I went on for pages and pages with notes about novels I would write some day, and for the most part I’m glad I didn’t. I think I was still searching for my subject and even my style. Would I write Thrillers? Mysteries? Science Fiction? Literature? Young Adult fiction? I was all over the board, and while I still don’t have a good grasp on my subject, I know what styles/genres I won’t be writing.

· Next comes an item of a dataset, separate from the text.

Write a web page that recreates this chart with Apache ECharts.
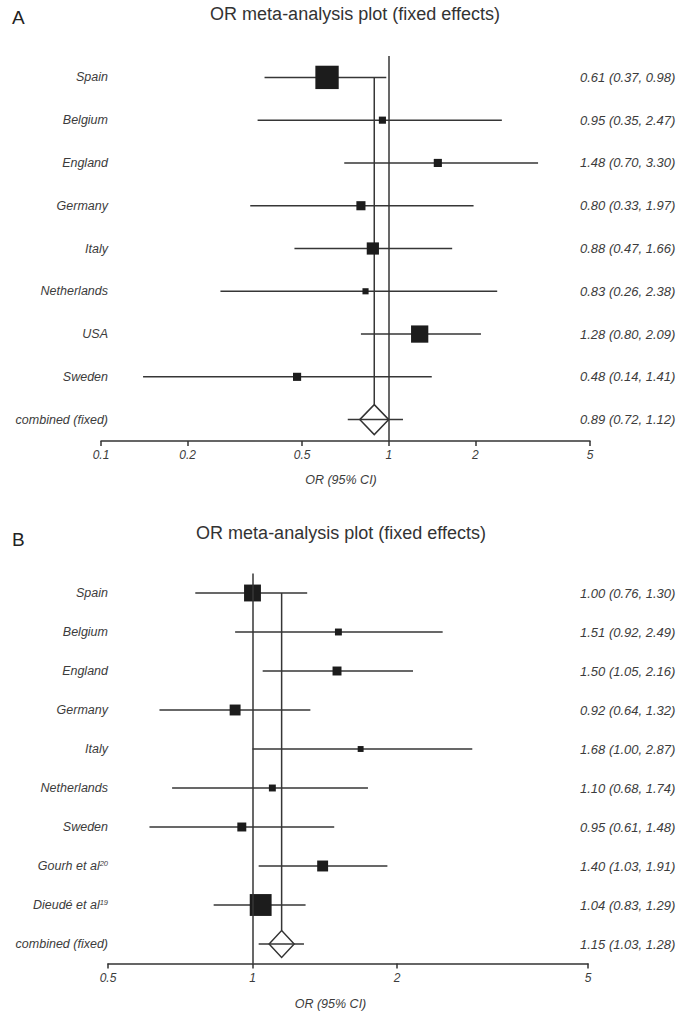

Oddly, I remembered having written extensively about a certain person I had worked with back in my St. Louis life, and these are the journals where those entries appeared. But it turns out I’d written far less about the matter than I thought. I also made far fewer entries than I would have expected about my move from St. Louis to Kansas City.


January 29, 2018

I am currently working on journal #28 in my 35+ years of keeping a handwritten journal. Thousands of pages. Hundreds of thousands of words. Countless ideas. Complaints, moans, thoughts, musings, copying, trying, dreaming, scheming. These journals have been my respository for inklings for article ideas (earlier in my writing life) as well as for story ideas now. I’ve worked out themes and characters and plots and whole novels on the pages of these journals. In the dim days before I had my earlier blog, Roundrock Journal, I would write pages-long, detailed accounts of my trips to my woods (because I had this idea that I would need the notes for the great account of my life in the woods I would eventually write). I make entries to voice my complaints with the universe as well as complaints with the quotidian. I’m all over the place in my journals.

I certainly don’t even remember all of the things I have written in my journals and certainly couldn’t find most of the ones I do remember. And why would I as I reflect on it. In those decades, I have changed a great deal, not only in my writing but in my general view of life, the universe, and everything. Whatever I had to say about anything thirty years ago would probably make me cringe with embarrassment today.

I sometimes wonder what will become of my journals. I can’t imagine there is anything particularly insightful within them. The world won’t be a better place because of my musings. About the only thing I ever imagine happening from someone reading my scribblings is these words being uttered: “This explains everything, Your Honor.”

My middle son has said he can hardly wait to read my journals after I have died. There is so much he will want to learn about me then. (Why doesn’t he want to learn about me now?)

I’ve thought about having a cleansing fire sometimes. Burning all of my journals to be rid of the weight of them. I’ve begun burning the notebooks I kept in graduate school. The next step wouldn’t be so hard.

So why do I keep them? Some sort of mental health break, I guess. I do like the feel of pushing a mechanical pencil across a page. I even spent a day scouring Kansas City for exactly the right mechanical pencil for the job. There is some catharsis from holding the pencil in my hand and making marks on the page, marks that form themselves into words that collect into sentences that flow into paragraphs that begin to have meaning.

But maybe the meaning is in the act itself, not the results.